The Home of the Whopper is going cage-free (at least when it comes to bacon and eggs). The Los Angeles Times and NPR gave Burger King shout-outs yesterday for promising to phase out all pork produced from animals housed in gestation crates (see above) by 2017. The chain will also stop serving eggs laid by caged chickens.
This is the biggest move yet by a fast food leader to improve the welfare of animals in its food supply. Activists rightly applaud it. However, the Times noted -- pointedly, I thought -- that the announcement came one day after news that a California dairy cow was diagnosed with bovine spongiform encephalopathy, or mad cow disease. The animal represented only the fourth mad cow case ever detected in the United States and the first since 2006.
Is Burger King lobbing a preemptive strike against concerns for the health and safety of its food supply? Or is this just the latest move in a chain reaction running through the fast food industry? My guess: It’s probably both. The mad cow announcement is bound to shake Americans. While we may have grown used to (if not, I hope, resigned to) E. coli in ground beef, we still tend to get the willies when it comes to Variant Creutzfeld-Jakob. This human disease is brought on by the same protein that causes BSE in cows -- and it's always fatal. These fears are sort of like worrying about dying in a plane crash (the equivalent of mad cow) when you drive to work on the freeway every morning (E. coli). Noted food safety and nutrition expert Marion Nestle agrees with me: read her take on mad cow mania.
The mad cow ick factor, however, isn’t just about what the disease does to its victims, bovine or human. There's also the distate for how it spreads: animals that are normally herbivorous forced to eat their own species by the factory farm system. In England, where mad cow famously erupted in 1986, cattle and other domestic animals were eating feed made with “high risk” cattle parts, like brain and spinal tissue. Consuming this tissue can infect the eater with the prions, or specialized proteins, that cause BSE. Did I mention, ick?
As for following the industry trend of bettering the lives of livestock, Reuters reported as early as 2007 that Burger King was improving conditions for its chickens. So the restaurant's news isn’t all that new. But perhaps the company thought it bore repeating in a year that has seen a flurry of fast-food behemoths trying to alter the perception of their products as cruel, unhealthy, or both. After Chipotle struck gold touting its ethical meat bona fides with a feel-good Willie Nelson ad in January (see my assessment here), McDonald’s announced its own ban-to-come of pork raised in gestation crates, timing TBD. Wendy’s, which has long touted its “fresh, never frozen” burgers, was one of the first fast food chains to consider higher ethical standards for meat, announcing in 2007 that it would move away from crated pork.
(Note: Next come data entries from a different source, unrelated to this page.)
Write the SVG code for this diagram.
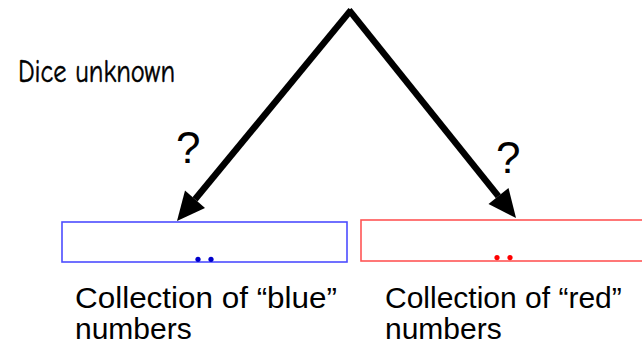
<svg xmlns="http://www.w3.org/2000/svg" width="642" height="347" viewBox="0 0 642 347">
<style>
.lbl{font-family:"Liberation Sans",Arial,sans-serif;font-size:30px;fill:#000}
.q{font-family:"Liberation Sans",Arial,sans-serif;font-size:44px;fill:#000}
.hand{font-family:"Comic Neue","DejaVu Sans",sans-serif;font-size:32px;fill:#000;stroke:#000;stroke-width:0.5}
.conn{stroke:#000;stroke-width:6.5;fill:none;stroke-linecap:butt}
</style>
<rect width="642" height="347" fill="#fff"/>
<text class="hand" x="18" y="82" textLength="157" lengthAdjust="spacingAndGlyphs">Dice unknown</text>
<g id="connectors">
<path class="conn" d="M351,10 L195,199.4"/>
<polygon points="177,221 205,208 185,190.5" fill="#000"/>
<path class="conn" d="M349,10 L498.4,196.2"/>
<polygon points="516,218 508.5,188 488.5,204" fill="#000"/>
<text class="q" x="176" y="163">?</text>
<text class="q" x="496" y="173">?</text>
</g>
<g id="blue">
<rect x="62" y="222" width="285" height="40" fill="none" stroke="#4d4dff" stroke-width="1.6"/>
<circle cx="198" cy="259.3" r="2.6" fill="#0000cc"/>
<circle cx="211" cy="259.3" r="2.6" fill="#0000cc"/>
<text class="lbl" x="75" y="308" textLength="262" lengthAdjust="spacingAndGlyphs">Collection of “blue”</text>
<text class="lbl" x="75" y="339">numbers</text>
</g>
<g id="red">
<rect x="361" y="220" width="290" height="41" fill="none" stroke="#ff5555" stroke-width="1.6"/>
<circle cx="497" cy="257.6" r="2.6" fill="#ff0000"/>
<circle cx="510" cy="257.6" r="2.6" fill="#ff0000"/>
<text class="lbl" x="385" y="308">Collection of “red”</text>
<text class="lbl" x="385" y="339">numbers</text>
</g>
</svg>
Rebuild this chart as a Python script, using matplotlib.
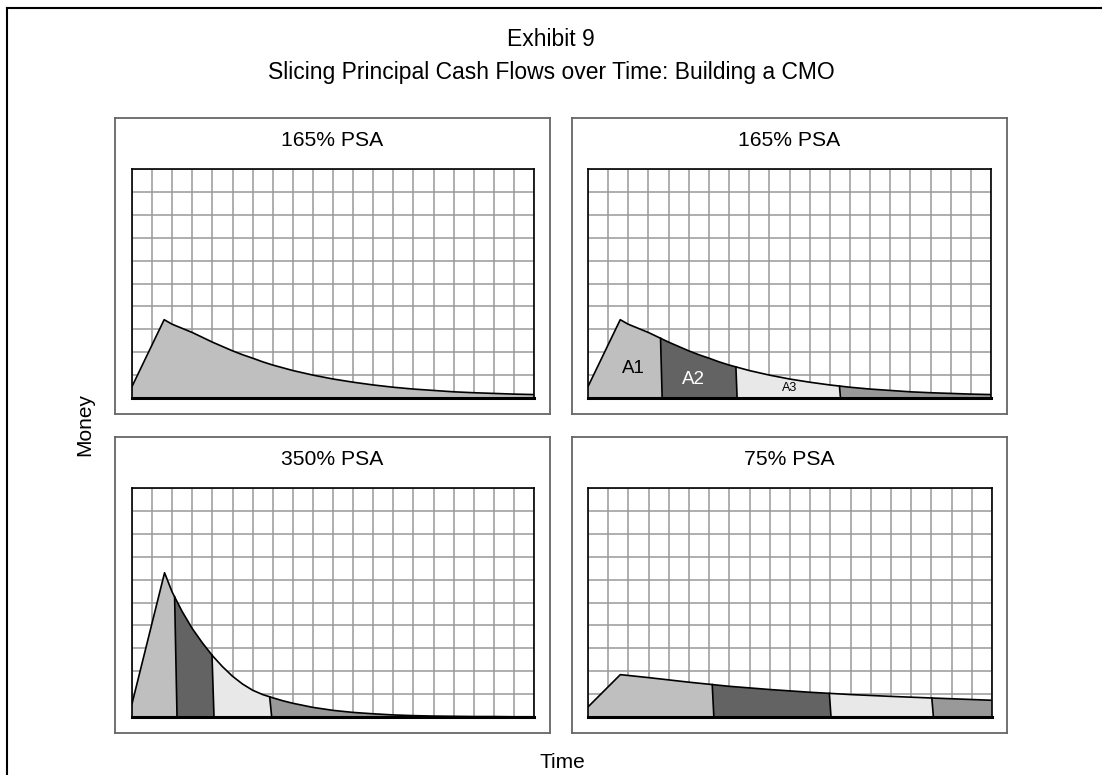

The company also clambered aboard the safe meat bandwagon during last month’s pink slime debacle, reminding consumers that (unlike rival McDonald’s) it had never used finely textured beef (the proper name for pink slime) in its products. (McDonald’s dropped the use of the product at the end of January.)
And what about the BK Whopper? Burger King also gave up slime this year, but otherwise, its only official policy regarding beef is to use cows raised in an “environmentally responsible way," meaning that the beef is not from “recently deforested tropical rainforests." This policy was first announced in 1987, when the company was threatened with a boycott by the Rainforest Action Network.
It’s progress, and it’s slow. If you’ve seen pictures of pigs who spend their entire lives in those crates (they leave them only to give birth), you’ll think twice about buying products made from them, so even small changes are welcome. However, I still think that avoiding highly processed fast foods is your best choice, whether for your health, the planet’s, or that of the animals we continue to raise for food.